The Bottom Line on Availability
These cars are cheap because they are precise answers to local problems. Attempting to globalize them breaks the cost equation entirely. If you can’t buy one where you live, it’s not an oversight—it’s a direct result of economics, law, and regional reality colliding.
Final Verdict: The Smartest Cheap New Car in the World — and the Worst Bargain to Avoid
After surveying the world’s absolute cheapest new cars, one reality becomes unavoidable: price alone is meaningless without context. Regulations, road conditions, fuel quality, and buyer expectations shape these machines just as much as engineering does. Some deliver astonishing value by nailing the basics, while others cross the line where “cheap” becomes a false economy.
The Smartest Cheap New Car in the World
The Suzuki Alto stands out as the most intelligently engineered bargain on the planet. Sold across India, Pakistan, parts of Southeast Asia, and select export markets, it combines a lightweight platform with a naturally aspirated three-cylinder engine that typically produces around 65 HP. That modest output works because the car weighs well under 800 kg, keeping performance usable in city traffic while delivering exceptional fuel economy.
More importantly, the Alto gets the fundamentals right. Its chassis is simple but predictable, parts availability is massive, and service costs are among the lowest anywhere. In markets where safety regulations have tightened, it can be had with dual airbags and ABS without destroying the price point, making it one of the few ultra-cheap cars that doesn’t feel fundamentally irresponsible.
For first-time buyers, students, or urban commuters who need new-car reliability with rock-bottom running costs, the Alto is the closest thing to a rational global baseline. It is not exciting, but it is honest engineering with no glaring weaknesses.
Honorable Mentions That Nearly Took the Crown
The Renault Kwid deserves credit for pushing design and perceived value further than most cars in this price bracket. Its SUV-inspired stance, higher ground clearance, and touchscreen infotainment make it feel more modern than its mechanicals suggest. In markets like India and Brazil, it offers a compelling blend of style and affordability, though its long-term durability has been more mixed than the Suzuki’s.

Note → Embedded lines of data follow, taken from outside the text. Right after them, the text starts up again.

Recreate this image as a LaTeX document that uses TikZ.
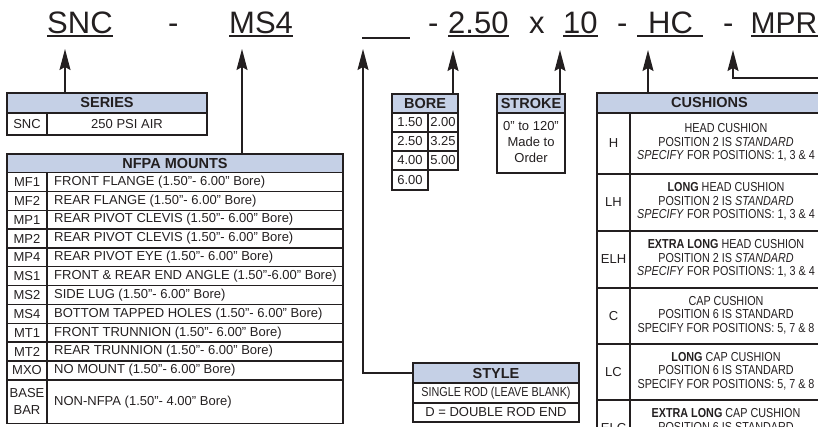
\documentclass[tikz,border=0pt]{standalone}
\usepackage{fontspec}
\setmainfont{Liberation Sans}
\newfontfamily\narrow[FakeStretch=0.83]{Liberation Sans}
\usetikzlibrary{arrows.meta}
\definecolor{hdrblue}{RGB}{197,208,230}
\definecolor{ink}{RGB}{35,31,32}
\begin{document}
\begin{tikzpicture}[x=1pt,y=-1pt,line join=miter,
  hdr/.style={fill=hdrblue,draw=ink,line width=1.4pt,inner sep=0pt,font=\fontsize{14.5}{16}\selectfont\bfseries,text=ink},
  cellbox/.style={draw=ink,line width=1.4pt},
  ttl/.style={inner sep=0pt,anchor=base west,font=\fontsize{31}{31}\selectfont,text=ink},
  uline/.style={draw=ink,line width=1.6pt},
  btxt/.style={inner sep=0pt,font=\fontsize{13}{15}\selectfont,text=ink},
  ntxt/.style={inner sep=0pt,align=center,font=\narrow\fontsize{13}{13.5}\selectfont,text=ink},
  arr/.style={draw=ink,line width=1.5pt,-{Stealth[length=21pt,width=11pt,inset=3pt]}},
]
\useasboundingbox (0,0) rectangle (818,426);
% ---------- title ----------
\node[ttl] (tSNC) at (47,33) {SNC};
\node[ttl] (tD1) at (168,33) {-};
\node[ttl] (tMS4) at (229,33) {MS4};
\node[ttl] (tD2) at (428,33) {-};
\node[ttl] (tBore) at (448,33) {2.50};
\node[ttl] (tX) at (529,33) {x};
\node[ttl] (tStroke) at (563,33) {10};
\node[ttl] (tD3) at (617,33) {-};
\node[ttl] (tHC) at (648,33) {HC};
\node[ttl] (tD4) at (723,33) {-};
\node[ttl,font=\fontsize{30}{30}\selectfont] (tMPR) at (750.5,33) {MPR};
\draw[uline] (47,36) -- (113,36);
\draw[uline] (229,36) -- (293,36);
\draw[uline] (362,38) -- (410,38);
\draw[uline] (448,36) -- (509,36);
\draw[uline] (563,36) -- (598,36);
\draw[uline] (637,36) -- (703,36);
\draw[uline] (751,36) -- (818,36);
% ---------- arrow tips ----------
\coordinate (aSNC) at (65,49);
\coordinate (aMS4) at (242,49);
\coordinate (aStyle) at (363,49);
\coordinate (aBore) at (453,50);
\coordinate (aStroke) at (560,50);
\coordinate (aHC) at (648,50);
\coordinate (aMPR) at (733,50);
\coordinate (mprEnd) at (818,78);
% ---------- SERIES ----------
\node[hdr,minimum width=200pt,minimum height=20pt] (serH) at (107,103) {SERIES};
\draw[cellbox] (7,113) rectangle (207,135);
\draw[cellbox] (47,113) -- (47,135);
\node[btxt] (serC) at (27,124) {SNC};
\node[btxt] (serD) at (127,124) {250 PSI AIR};
% ---------- NFPA ----------
\node[hdr,minimum width=336pt,minimum height=18.5pt] (nfH) at (175,163.25) {NFPA MOUNTS};
\foreach \c/\d [count=\k] in {
  MF1/FRONT FLANGE (1.50”- 6.00” Bore),
  MF2/REAR FLANGE (1.50”- 6.00” Bore),
  MP1/REAR PIVOT CLEVIS (1.50”- 6.00” Bore),
  MP2/REAR PIVOT CLEVIS (1.50”- 6.00” Bore),
  MP4/REAR PIVOT EYE (1.50”- 6.00” Bore),
  MS1/FRONT \& REAR END ANGLE (1.50”-6.00” Bore),
  MS2/SIDE LUG (1.50”- 6.00” Bore),
  MS4/BOTTOM TAPPED HOLES (1.50”- 6.00” Bore),
  MT1/FRONT TRUNNION (1.50”- 6.00” Bore),
  MT2/REAR TRUNNION (1.50”- 6.00” Bore),
  MXO/NO MOUNT (1.50”- 6.00” Bore)}{
  \pgfmathsetmacro{\ya}{172.5+(\k-1)*18.85}
  \pgfmathsetmacro{\yb}{\ya+18.85}
  \draw[cellbox] (7,\ya) rectangle (343,\yb);
  \draw[cellbox] (47,\ya) -- (47,\yb);
  \node[btxt] (nc\k) at (27,{(\ya+\yb)/2}) {\c};
  \node[btxt,anchor=west] (nd\k) at (54,{(\ya+\yb)/2}) {\d};
}
\draw[cellbox] (7,379.85) rectangle (343,423.5);
\draw[cellbox] (47,379.85) -- (47,423.5);
\node[btxt,align=center,font=\fontsize{13}{17.5}\selectfont] (nc12) at (27,401.7) {BASE\\BAR};
\node[btxt,anchor=west] (nd12) at (54,401.7) {NON-NFPA (1.50”- 4.00” Bore)};
% ---------- BORE ----------
\node[hdr,minimum width=66pt,minimum height=19pt] (boH) at (425,103.5) {BORE};
\draw[cellbox] (392,113) rectangle (458,170);
\draw[cellbox] (392,132) -- (458,132) (392,151) -- (458,151);
\draw[cellbox] (428,113) -- (428,170);
\draw[cellbox] (392,170) rectangle (428,190);
\node[btxt] (b1) at (410,122.5) {1.50};
\node[btxt] (b2) at (443,122.5) {2.00};
\node[btxt] (b3) at (410,141.5) {2.50};
\node[btxt] (b4) at (443,141.5) {3.25};
\node[btxt] (b5) at (410,160.5) {4.00};
\node[btxt] (b6) at (443,160.5) {5.00};
\node[btxt] (b7) at (410,180) {6.00};
% ---------- STROKE ----------
\node[hdr,minimum width=68pt,minimum height=19pt] (stH) at (531,103.5) {STROKE};
\draw[cellbox] (497,113) rectangle (565,173);
\node[btxt,align=center,font=\fontsize{13}{16}\selectfont] (stT) at (531,142.5) {0" to 120"\\Made to\\Order};
% ---------- CUSHIONS ----------
\node[hdr,minimum width=225pt,minimum height=20pt] (cuH) at (709.5,103) {CUSHIONS};
\draw[cellbox] (597,113) -- (597,430) (630,113) -- (630,430) (822,113) -- (822,430);
\foreach \y in {174,231,288,344,400} \draw[cellbox] (597,\y) -- (822,\y);
\node[btxt] (cl1) at (613.5,143.5) {H};
\node[btxt] (cl2) at (613.5,202.5) {LH};
\node[btxt] (cl3) at (613.5,259.5) {ELH};
\node[btxt] (cl4) at (613.5,316) {C};
\node[btxt] (cl5) at (613.5,372) {LC};
\node[btxt] (cl6) at (613.5,428.5) {ELC};
\node[ntxt] (ct1) at (726,142.5) {HEAD CUSHION\\POSITION 2 IS \textit{STANDARD}\\\textit{SPECIFY} FOR POSITIONS: 1, 3 \& 4};
\node[ntxt] (ct2) at (726,201.5) {\textbf{LONG} HEAD CUSHION\\POSITION 2 IS \textit{STANDARD}\\\textit{SPECIFY} FOR POSITIONS: 1, 3 \& 4};
\node[ntxt] (ct3) at (726,258.5) {\textbf{EXTRA LONG} HEAD CUSHION\\POSITION 2 IS \textit{STANDARD}\\\textit{SPECIFY} FOR POSITIONS: 1, 3 \& 4};
\node[ntxt] (ct4) at (726,315) {CAP CUSHION\\POSITION 6 IS STANDARD\\SPECIFY FOR POSITIONS: 5, 7 \& 8};
\node[ntxt] (ct5) at (726,371) {\textbf{LONG} CAP CUSHION\\POSITION 6 IS STANDARD\\SPECIFY FOR POSITIONS: 5, 7 \& 8};
\node[ntxt] (ct6) at (726,427.5) {\textbf{EXTRA LONG} CAP CUSHION\\POSITION 6 IS STANDARD\\SPECIFY FOR POSITIONS: 5, 7 \& 8};
% ---------- STYLE ----------
\node[hdr,minimum width=166pt,minimum height=20pt] (syH) at (496,373) {STYLE};
\draw[cellbox] (413,383) rectangle (579,422);
\draw[cellbox] (413,403) -- (579,403);
\node[ntxt] (sy1) at (496,393) {SINGLE ROD (LEAVE BLANK)};
\node[btxt] (sy2) at (496,412.5) {D = DOUBLE ROD END};
% ---------- connectors ----------
\draw[arr] (serH.north -| aSNC) -- (aSNC);
\draw[arr] (nfH.north -| aMS4) -- (aMS4);
\draw[arr] (syH.west) -- (syH.west -| aStyle) -- (aStyle);
\draw[arr] (boH.north -| aBore) -- (aBore);
\draw[arr] (stH.north -| aStroke) -- (aStroke);
\draw[arr] (cuH.north -| aHC) -- (aHC);
\draw[arr] (mprEnd) -- (mprEnd -| aMPR) -- (aMPR);
\end{tikzpicture}
\end{document}
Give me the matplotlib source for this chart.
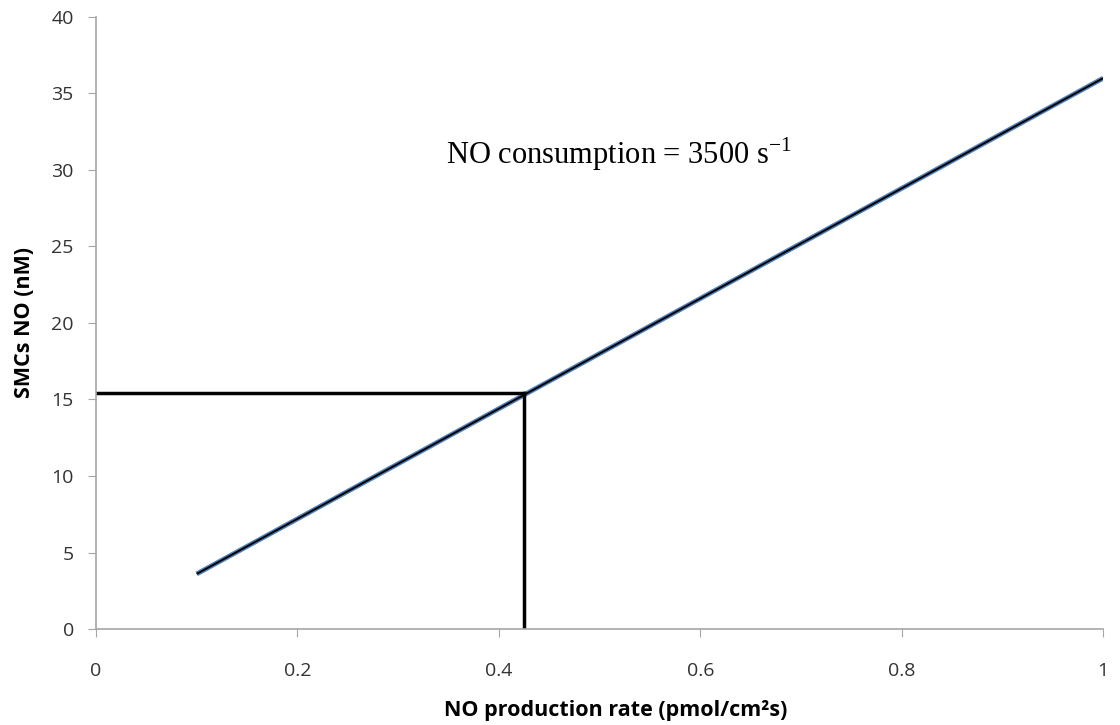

The Hyundai Grand i10-based derivatives sold in Africa and the Middle East also impress for their refinement. They cost more than the absolute cheapest entries but reward buyers with better ride quality, stronger engines, and improved crash structures. If your budget can stretch slightly upward, these cars often make more sense than going ultra-barebones.
The Worst Bargain to Avoid
At the other end of the spectrum, the original Tata Nano concept remains the clearest example of cost-cutting taken too far. While production has ended, its legacy still informs how we judge the cheapest cars in the world. With a rear-mounted two-cylinder engine, minimal crash protection, and extremely compromised build quality, it proved that shaving every last dollar can destroy consumer trust.
The Nano wasn’t just slow or basic—it felt unfinished. NVH levels were extreme, safety margins were razor-thin, and resale value collapsed almost instantly. Even at its shockingly low price, it failed the most important test: making owners feel confident using it daily.
The Real Takeaway for Global Buyers
The smartest cheap cars succeed because they respect their limits. They focus on durability, mechanical simplicity, and operating costs rather than chasing features they can’t support. When a manufacturer tries to undercut reality itself, the result is usually a car that no longer makes sense to own.
If you’re shopping at the bottom of the new-car market, buy the simplest car that still feels complete. The best cheap cars are not the absolute cheapest on paper—they’re the ones that survive abuse, sip fuel, and start every morning without drama. That, ultimately, is the difference between a bargain and a mistake.